Thursday, June 15, 2017

6.15.17 - The paradox of being home with a newborn.

Last night I was very tired way before Jane was, and so rather than let her wind down on her own, I tried to nurse her to sleep in bed. That was a mistake. She just woke up every 20-40 minutes for hours wanting to be held or comfort fed. By 2:30 am, when I was walking her around the living room trying to get her to settle, I was beyond frustrated to actually pissed, even if it makes no sense to be angry at an infant.

And yet with only a few hours of sleep (she settled down after that, thankfully), I was already back to almost looking forward to her stirring to I could pick her up and cuddle her and feed her again.

All the cool babies stick your butts in the air!

Similarly, this morning I put her on a quilt on the floor to give myself a break from having her on me all the time (either in the baby wrap or being carried). She started to fuss pretty quickly so I sat on the floor with her and started talking to her and singing to her. At first I was frustrated because, even though she was not physically attached to me, she was still keeping me from doing anything else (cleaning up, mostly, or other little chores I had in mind to get done). But a moment later my frustration melted away as I marveled at the little person she is, that Jack and I actually created her, and that she was already learning so much.
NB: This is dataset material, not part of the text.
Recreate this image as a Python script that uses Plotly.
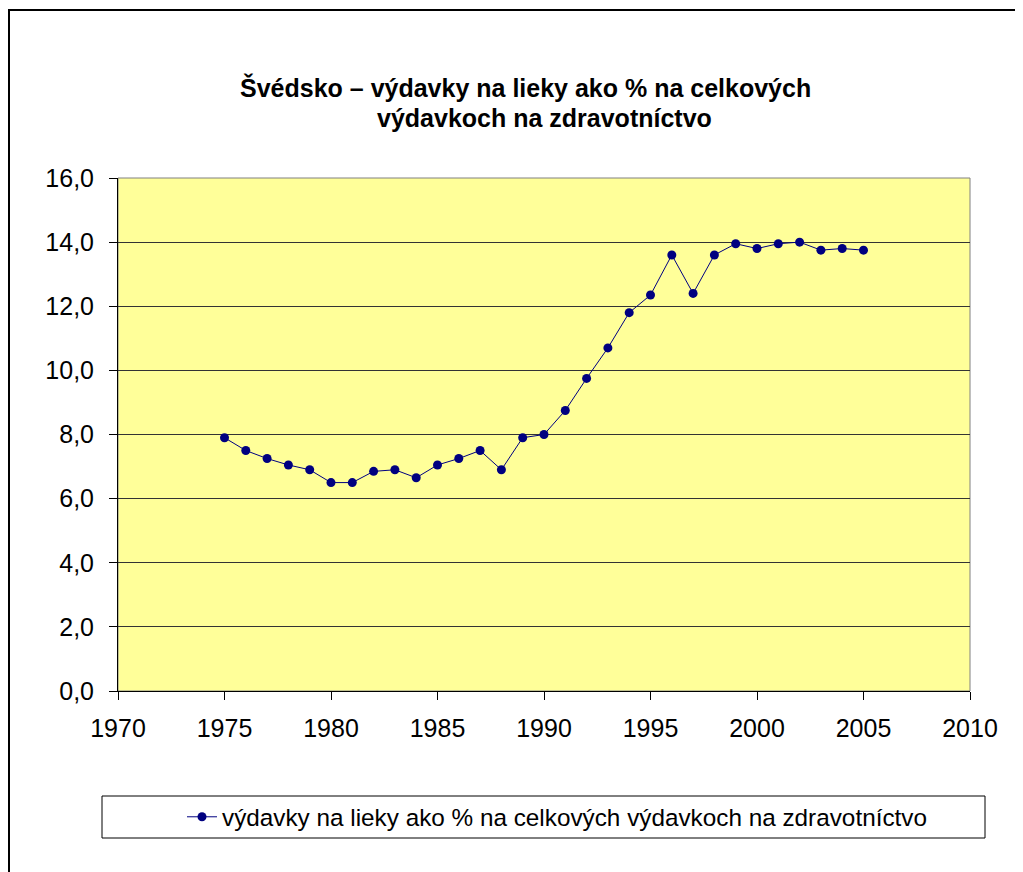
import plotly.graph_objects as go

years = list(range(1975, 2006))
values = [7.9, 7.5, 7.25, 7.05, 6.9, 6.5, 6.5, 6.85, 6.9, 6.65,
          7.05, 7.25, 7.5, 6.9, 7.9, 8.0, 8.75, 9.75, 10.7, 11.8,
          12.35, 13.6, 12.4, 13.6, 13.95, 13.8, 13.95, 14.0, 13.75, 13.8, 13.75]
series_name = "výdavky na lieky ako % na celkových výdavkoch na zdravotníctvo"
title_line1 = "Švédsko – výdavky na lieky ako % na celkových"
title_line2 = "výdavkoch na zdravotníctvo"
y_ticks = [0, 2, 4, 6, 8, 10, 12, 14, 16]
y_tick_labels = ["0,0", "2,0", "4,0", "6,0", "8,0", "10,0", "12,0", "14,0", "16,0"]
x_ticks = [1970, 1975, 1980, 1985, 1990, 1995, 2000, 2005, 2010]

FONT = "Arial, Liberation Sans, sans-serif"
OFF = 8  # browser body margin
W, H = 1023 - OFF, 872 - OFF
L, R, T, B = 118 - OFF, 970 - OFF, 178 - OFF, 691 - OFF


def px(xp):  # page x -> paper x
    return (xp - OFF - L) / (R - L)


def py(yp):  # page y -> paper y
    return (B - (yp - OFF)) / (B - T)


fig = go.Figure()
fig.add_trace(go.Scatter(
    x=years, y=values, mode="lines+markers", name=series_name,
    line=dict(color="#000080", width=1),
    marker=dict(color="#000080", size=9, symbol="circle"),
))

fig.update_layout(
    width=W, height=H,
    margin=dict(l=L, r=W - R, t=T, b=H - B, pad=0),
    paper_bgcolor="white",
    plot_bgcolor="#FFFF99",
    font=dict(family=FONT, color="black"),
    showlegend=True,
    legend=dict(orientation="h", x=px(182), xanchor="left", y=py(817), yanchor="middle",
                bgcolor="rgba(0,0,0,0)", font=dict(size=24.3, family=FONT)),
    xaxis=dict(range=[1970, 2010], tickvals=x_ticks, ticks="outside", ticklen=8,
               tickcolor="black", showgrid=False, zeroline=False, showline=True,
               linecolor="black", linewidth=1, tickfont=dict(size=25, family=FONT),
               ticklabelstandoff=7, fixedrange=True),
    yaxis=dict(range=[0, 16], tickvals=y_ticks, ticktext=y_tick_labels, ticks="outside",
               ticklen=8, tickcolor="black", showgrid=True, gridcolor="#333333",
               gridwidth=1, zeroline=False, showline=True, linecolor="black",
               linewidth=1, tickfont=dict(size=25, family=FONT),
               ticklabelstandoff=10, fixedrange=True),
    annotations=[
        dict(text="<b>" + title_line1 + "</b>", xref="paper", yref="paper",
             x=px(525), y=py(88), xanchor="center", yanchor="middle", showarrow=False,
             font=dict(size=25, family=FONT)),
        dict(text="<b>" + title_line2 + "</b>", xref="paper", yref="paper",
             x=px(544), y=py(118), xanchor="center", yanchor="middle", showarrow=False,
             font=dict(size=25, family=FONT)),
    ],
    shapes=[
        dict(type="rect", xref="paper", yref="paper", x0=0, x1=1, y0=0, y1=1,
             line=dict(color="#808080", width=1), layer="below"),
        dict(type="rect", xref="paper", yref="paper",
             x0=px(102), x1=px(985), y0=py(838), y1=py(796),
             line=dict(color="black", width=1)),
        dict(type="rect", xref="paper", yref="paper",
             x0=px(OFF + 1), x1=px(1040), y0=py(890), y1=py(10),
             line=dict(color="black", width=2)),
    ],
)

fig.write_html("out.html")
Tummy time while she checks out the animal puzzle pieces.

And of course every time she gives even the slightest of smiles, even a half smile, my heart totally melts. I spend a decent amount of time each day trying to get her to smile more. She's like the baby smile dealer.
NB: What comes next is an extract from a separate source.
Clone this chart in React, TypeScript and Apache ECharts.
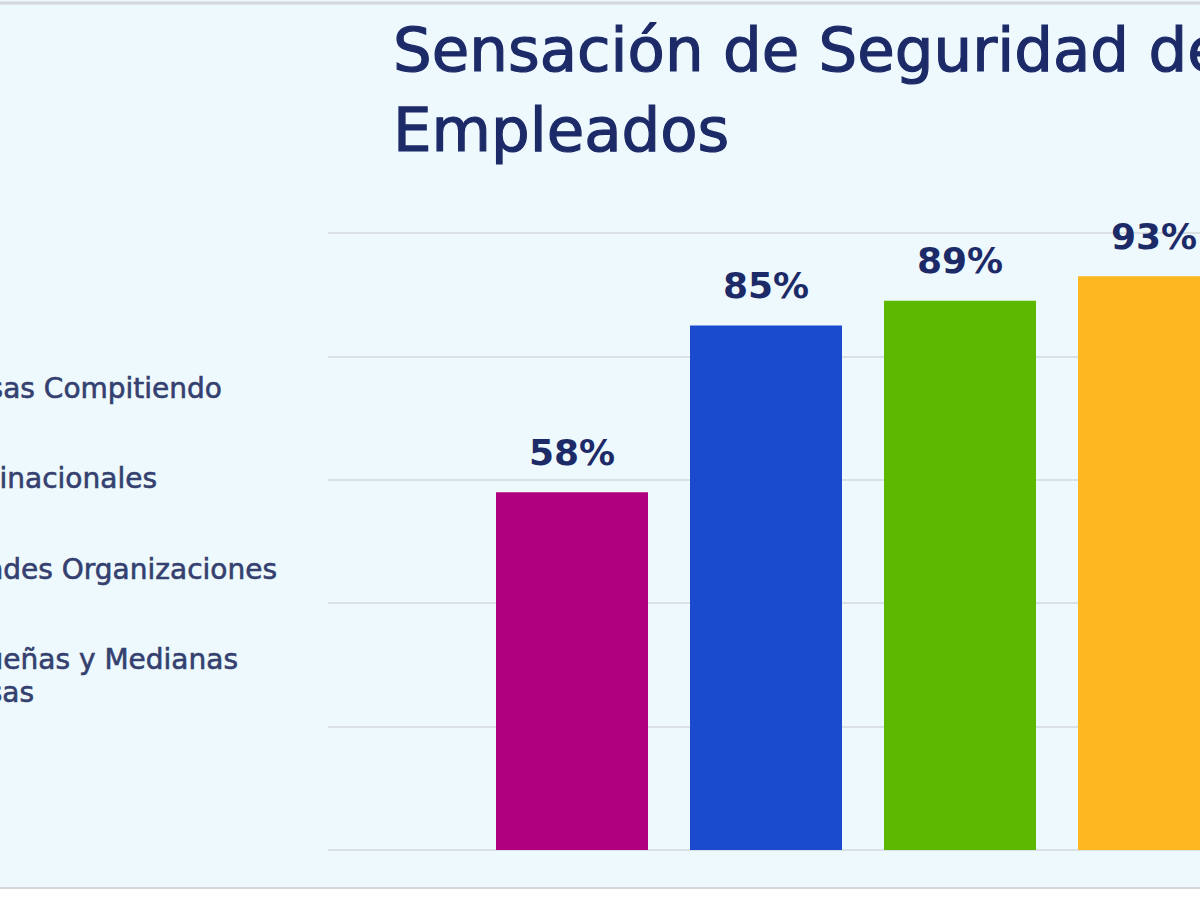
import React, { useEffect, useRef } from "react";
import * as echarts from "echarts";

const titleLines = ["Sensación de Seguridad de los", "Empleados"];
const categories = [
  "Empresas Compitiendo",
  "Multinacionales",
  "Grandes Organizaciones",
  "Pequeñas y Medianas Empresas",
];
const legendLines = [
  ["Empresas Compitiendo"],
  ["Multinacionales"],
  ["Grandes Organizaciones"],
  ["Pequeñas y Medianas", "Empresas"],
];
const values = [58, 85, 89, 93];
const colors = ["#b0007f", "#1a4bcf", "#5cb800", "#fdb71f"];
const yTicks = [0, 20, 40, 60, 80, 100];

// layout of the (cropped) legend text: right edge and vertical centre of each line
const legendRight = [[222], [157], [277], [238, 34]];
const legendY = [[388], [478], [569], [659, 692]];

export default function App() {
  const ref = useRef<HTMLDivElement>(null);
  useEffect(() => {
    if (!ref.current) return;
    const chart = echarts.init(ref.current, null, { renderer: "svg" });
    const font = "'DejaVu Sans', sans-serif";
    const legendGraphics: any[] = [];
    legendLines.forEach((lines, i) => {
      lines.forEach((line, j) => {
        legendGraphics.push({
          type: "text",
          x: legendRight[i][j],
          y: legendY[i][j],
          style: {
            text: line,
            textAlign: "right",
            textVerticalAlign: "middle",
            fontSize: 28,
            fontFamily: font,
            fill: "#34406f",
            stroke: "#34406f",
            lineWidth: 0.6,
          },
        });
      });
    });
    chart.setOption({
      animation: false,
      backgroundColor: "#eef9fd",
      title: {
        text: titleLines.join("\n"),
        left: 388,
        top: 4,
        textStyle: {
          fontSize: 61,
          lineHeight: 80,
          fontWeight: "normal",
          fontFamily: font,
          color: "#1c2a68",
          textBorderColor: "#1c2a68",
          textBorderWidth: 1.2,
        },
      },
      grid: [
        { left: 475, width: 776, top: 233, bottom: 50, outerBoundsMode: "none", containLabel: false },
        { left: 328, width: 1000, top: 233, bottom: 50, outerBoundsMode: "none", containLabel: false },
      ],
      xAxis: [
        {
          type: "category",
          gridIndex: 0,
          data: categories,
          axisLine: { show: false },
          axisTick: { show: false },
          axisLabel: { show: false },
        },
        {
          type: "category",
          gridIndex: 1,
          data: [""],
          show: false,
        },
      ],
      yAxis: [
        {
          type: "value",
          gridIndex: 0,
          min: yTicks[0],
          max: yTicks[yTicks.length - 1],
          interval: 20,
          show: false,
          splitLine: { show: false },
        },
        {
          type: "value",
          gridIndex: 1,
          min: yTicks[0],
          max: yTicks[yTicks.length - 1],
          interval: 20,
          axisLabel: { show: false },
          axisLine: { show: false },
          axisTick: { show: false },
          splitLine: { show: true, lineStyle: { color: "#dae1e5", width: 2 } },
        },
      ],
      series: [
        {
          type: "bar",
          xAxisIndex: 0,
          yAxisIndex: 0,
          barWidth: 152,
          z: 3,
          data: values.map((v, i) => ({ value: v, itemStyle: { color: colors[i] } })),
          label: {
            show: true,
            position: "top",
            distance: 22,
            formatter: "{c}%",
            fontSize: 36,
            fontWeight: "bold",
            fontFamily: font,
            color: "#1c2a68",
          },
        },
      ],
      graphic: [
        ...legendGraphics,
        {
          type: "line",
          shape: { x1: 0, y1: 3, x2: 1200, y2: 3 },
          style: { stroke: "#d4d8da", lineWidth: 3 },
        },
        {
          type: "line",
          shape: { x1: 0, y1: 888, x2: 1200, y2: 888 },
          style: { stroke: "#d4d8da", lineWidth: 2 },
        },
        {
          type: "rect",
          shape: { x: 0, y: 889, width: 1200, height: 11 },
          style: { fill: "#ffffff" },
        },
      ],
    });
    return () => chart.dispose();
  }, []);
  return (
    <div
      ref={ref}
      style={{ position: "fixed", left: 0, top: 0, width: 1200, height: 900 }}
    />
  );
}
The smile I got for singing Boogie Woogie Bugle Boy.

I love the feeling of her little fuzzy head. I can't seem to stop kissing her head or cheeks. I love that she's transitioning from only silence and cries to some coos mixed in there and other experimental vocal sounds. And she's starting to be more interactive a little, reacting to my voice for example, or to having something new to look at.

Can't stop kissing that fuzz head.

All of that is already delightful, and I know it only gets more enjoyable as she expands her abilities (half rolls, interest in the pictures in books, etc. - not to mention the ability to sleep in her crib for hours at a time, can't wait for that one.) It's cheering to think there's a lot to look forward to.